If we stop looking at ourselves and feeling sorry that we’ve had it sucky, and instead look at the bigger picture… almost everyone had something that happened to them that wasn’t fair. Perhaps some had more, some had less; some had lots of little slights, others had a few big ones. Individually, it was unfair that we were afflicted with problems that the others didn’t have to confront. But when considering that everyone had some kind of cross to bear, I find the idea that anyone was personally saddled with some kind of unfairness dissolves.

Yes, it sucks that that thing happened to you. But something bad or unfair happened to everyone. And trying to make a score out of it isn’t helpful either, as trying to rank our injuries keeps us mired in experiencing them.

The difference I see is how we react to it.

Some try to pretend things never happened, and avoid thinking about what happened to them. Others overcompensate. Some accept that shit happened, and move on. A few wear their damage like a badge of pride, symbols of the things they’ve survived. Two sad outcomes stand out: first, those who are angry and end up stuck for years trying to pin the blame on society or some individual. Second, those who give in to the unfairness, give up, declare they are unable to function. They stop trying, and look for someone to whom they can hand their reins.

Though there may have been pain and frustration involved, adversity and challenge isn’t all bad. I have knowledge of gender that cisgender people don’t. Introversion meant I spent a lot of time with computers growing up, and I have awesome tech skills now. Continuous improvement (and overcompensation) in communication skills means that’s now a positive for me. Because I’ve learned social skills “by the book,” I can sometimes be a good mediator. All of that, along with some other skills I’ve learned, combine to allow me to manage my emotional well-being. Not perfectly, and perhaps it’s not fair that I have to. But fair or not, I need to deal with it, or it creates troubles.

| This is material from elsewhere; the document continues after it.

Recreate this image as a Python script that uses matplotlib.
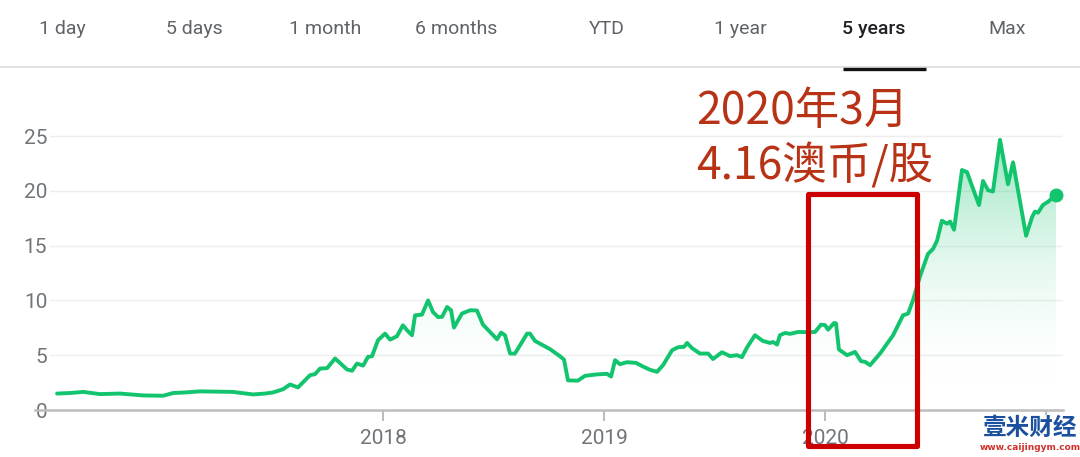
import matplotlib
matplotlib.use('Agg')
import matplotlib.pyplot as plt
import numpy as np
from matplotlib.patches import Rectangle, Polygon
from matplotlib.lines import Line2D
from matplotlib.colors import to_rgb

# ---------------- data ----------------
dates = [2016.525, 2016.584, 2016.643, 2016.719, 2016.810, 2016.914, 2017.005, 2017.050,
         2017.104, 2017.172, 2017.240, 2017.321, 2017.412, 2017.466, 2017.502, 2017.548,
         2017.579, 2017.615, 2017.670, 2017.692, 2017.715, 2017.747, 2017.783, 2017.837,
         2017.860, 2017.882, 2017.910, 2017.932, 2017.950, 2017.977, 2018.009, 2018.032,
         2018.063, 2018.090, 2018.109, 2018.131, 2018.145, 2018.176, 2018.204, 2018.226,
         2018.249, 2018.267, 2018.290, 2018.308, 2018.321, 2018.357, 2018.394, 2018.425,
         2018.452, 2018.516, 2018.534, 2018.552, 2018.575, 2018.597, 2018.652, 2018.665,
         2018.688, 2018.756, 2018.801, 2018.819, 2018.837, 2018.882, 2018.914, 2018.968,
         2019.014, 2019.032, 2019.050, 2019.072, 2019.104, 2019.145, 2019.176, 2019.208,
         2019.240, 2019.267, 2019.308, 2019.335, 2019.362, 2019.376, 2019.398, 2019.434,
         2019.471, 2019.493, 2019.534, 2019.570, 2019.602, 2019.624, 2019.647, 2019.683,
         2019.719, 2019.751, 2019.765, 2019.783, 2019.796, 2019.819, 2019.842, 2019.878,
         2019.932, 2019.955, 2019.982, 2020.000, 2020.014, 2020.041, 2020.050, 2020.063,
         2020.100, 2020.136, 2020.163, 2020.181, 2020.204, 2020.249, 2020.308, 2020.353,
         2020.376, 2020.398, 2020.430, 2020.466, 2020.489, 2020.507, 2020.529, 2020.552,
         2020.566, 2020.584, 2020.620, 2020.643, 2020.665, 2020.697, 2020.715, 2020.738,
         2020.760, 2020.792, 2020.828, 2020.851, 2020.910, 2020.937, 2020.950, 2020.964,
         2020.986, 2021.009, 2021.045]
prices = [1.50, 1.55, 1.65, 1.45, 1.50, 1.33, 1.30, 1.55,
          1.60, 1.70, 1.68, 1.65, 1.42, 1.50, 1.60, 1.90,
          2.33, 2.06, 3.18, 3.27, 3.78, 3.82, 4.70, 3.70,
          3.58, 4.24, 4.05, 4.85, 4.90, 6.36, 6.97, 6.42,
          6.73, 7.73, 7.27, 6.82, 8.64, 8.70, 10.00, 8.94,
          8.48, 8.50, 9.40, 9.10, 7.52, 8.80, 9.10, 9.08,
          7.80, 6.45, 7.06, 6.82, 5.15, 5.15, 6.97, 6.97,
          6.30, 5.55, 4.90, 4.60, 2.70, 2.68, 3.12, 3.25,
          3.30, 3.05, 4.55, 4.18, 4.36, 4.30, 3.97, 3.67,
          3.48, 4.09, 5.45, 5.73, 5.76, 6.12, 5.65, 5.15,
          5.15, 4.65, 5.27, 4.92, 5.00, 4.82, 5.70, 6.82,
          6.30, 6.12, 6.20, 5.97, 6.82, 7.03, 6.95, 7.12,
          7.10, 7.12, 7.79, 7.75, 7.33, 7.94, 7.90, 5.52,
          5.00, 5.30, 4.45, 4.40, 4.09, 5.15, 6.82, 8.64,
          8.80, 10.00, 12.20, 14.24, 14.70, 15.45, 17.27, 17.00,
          17.20, 16.45, 21.90, 21.70, 20.45, 18.70, 20.90, 20.05,
          19.94, 24.65, 20.60, 22.60, 15.90, 17.60, 18.10, 18.00,
          18.70, 19.00, 19.60]

tabs = ["1 day", "5 days", "1 month", "6 months", "YTD", "1 year", "5 years", "Max"]
active_tab = "5 years"
year_ticks = [2018, 2019, 2020, 2021]
year_labels = ["2018", "2019", "2020", ""]   # 2021 label is hidden under the watermark
y_ticks = [0, 5, 10, 15, 20, 25]
note_line1 = "2020年3月"
note_line2 = "4.16澳币/股"
watermark = "壹米财经"
watermark_url = "www.caijingym.com"

# ---------------- layout / style ----------------
W, H = 1080, 457
GREEN = '#12c46e'
GRAY_TXT = '#70757a'
TAB_TXT = '#5f6368'
tab_x = [62, 194, 325, 456, 607, 740, 874, 1007]

fig = plt.figure(figsize=(W / 100, H / 100), dpi=100)
fig.patch.set_facecolor('white')

px_per_unit = 10.96
ax = fig.add_axes([50 / W, (H - 410) / H, 1013 / W, 27 * px_per_unit / H])
for s in ax.spines.values():
    s.set_visible(False)

x0, x1 = 2016.493, 2021.077

# grid
for yv in y_ticks[1:]:
    ax.axhline(yv, color='#eeeeee', lw=1.0, zorder=0)

# gradient fill under line
n = 256
g = np.linspace(0, 1, n)[:, None]
rgba = np.zeros((n, 1, 4))
rgba[..., :3] = to_rgb(GREEN)
rgba[..., 3] = 0.45 * g ** 2.2
ymax = max(prices)
im = ax.imshow(rgba, extent=[dates[0], dates[-1], 0, ymax], origin='lower',
               aspect='auto', zorder=1, interpolation='bilinear')
verts = [(dates[0], 0)] + list(zip(dates, prices)) + [(dates[-1], 0)]
clip = Polygon(verts, closed=True, facecolor='none', edgecolor='none')
ax.add_patch(clip)
im.set_clip_path(clip)

ax.plot(dates, prices, color=GREEN, lw=2.8, solid_joinstyle='round',
        solid_capstyle='round', zorder=3)
ax.plot(dates[-1], prices[-1], 'o', color=GREEN, ms=9, zorder=4)

ax.set_xlim(x0, x1)
ax.set_ylim(0, 27)

ax.set_yticks(y_ticks)
ax.set_yticklabels([str(v) for v in y_ticks])
ax.tick_params(axis='y', length=0, pad=2, labelsize=15, labelcolor=GRAY_TXT)
for lab in ax.get_yticklabels():
    lab.set_fontfamily('Roboto')

ax.set_xticks(year_ticks)
ax.set_xticklabels(year_labels)
ax.tick_params(axis='x', length=8, width=1.5, color='#bdbdbd', pad=6,
               labelsize=15, labelcolor=GRAY_TXT)
for lab in ax.get_xticklabels():
    lab.set_fontfamily('Roboto')

# baseline
fig.add_artist(Line2D([35 / W, 1063 / W], [1 - 410 / H, 1 - 410 / H],
                      color='#bdbdbd', lw=1.8, zorder=5))

# tabs
for t, cx in zip(tabs, tab_x):
    active = (t == active_tab)
    fig.text(cx / W, 1 - 29 / H, t, ha='center', va='center', fontsize=14,
             family='Roboto', color='#202124' if active else TAB_TXT,
             fontweight='medium' if active else 'normal')
fig.add_artist(Line2D([0, 1], [1 - 67 / H, 1 - 67 / H], color='#dadce0', lw=1.2))
fig.add_artist(Line2D([843 / W, 926 / W], [1 - 68.5 / H, 1 - 68.5 / H],
                      color='#111111', lw=2.4, solid_capstyle='butt'))

# red box
rect = Rectangle((807.5 / W, 1 - 445.5 / H), 109 / W, 251 / H, transform=fig.transFigure,
                 fill=False, edgecolor='#cc0000', lw=3.7, joinstyle='round', zorder=10)
fig.add_artist(rect)

# annotation
cjk = ['Noto Sans CJK SC', 'DejaVu Sans']
fig.text(696 / W, 1 - 124 / H, note_line1, ha='left', va='baseline', fontsize=32,
         family=cjk, color='#b83216')
fig.text(696 / W, 1 - 179 / H, note_line2, ha='left', va='baseline', fontsize=32,
         family=cjk, color='#b83216')

# watermark
fig.text(1030 / W, 1 - 428 / H, watermark, ha='center', va='center', fontsize=17,
         family=cjk, fontweight='bold', color='#1b4fa0', zorder=20,
         bbox=dict(facecolor='white', edgecolor='none', alpha=0.85, pad=1))
fig.text(1030 / W, 1 - 448 / H, watermark_url, ha='center', va='center', fontsize=6.5,
         family='DejaVu Sans', fontweight='bold', color='#d0312d', zorder=20)

fig.savefig('out.png', dpi=100)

The things we have to overcome make us develop strength and abilities we would not otherwise have.

Whatever shit happened to you… I’m saddened it occurred. Maybe it shouldn’t have happened… but it did. Just like shit that happened to me, stuff that will happen to me. Most of this stuff we need to deal with personally, but if I need a hand, I’ll ask; ask, and I’ll provide what help I can.

But I can’t do it for you and I can’t take it away. There is no quick cure. It’s all stuff we have to slog through, ill-equipped and unprepared as we are. And annoying as it is, in the long run it makes you stronger, wiser.

I think it’s the thing often called “life.”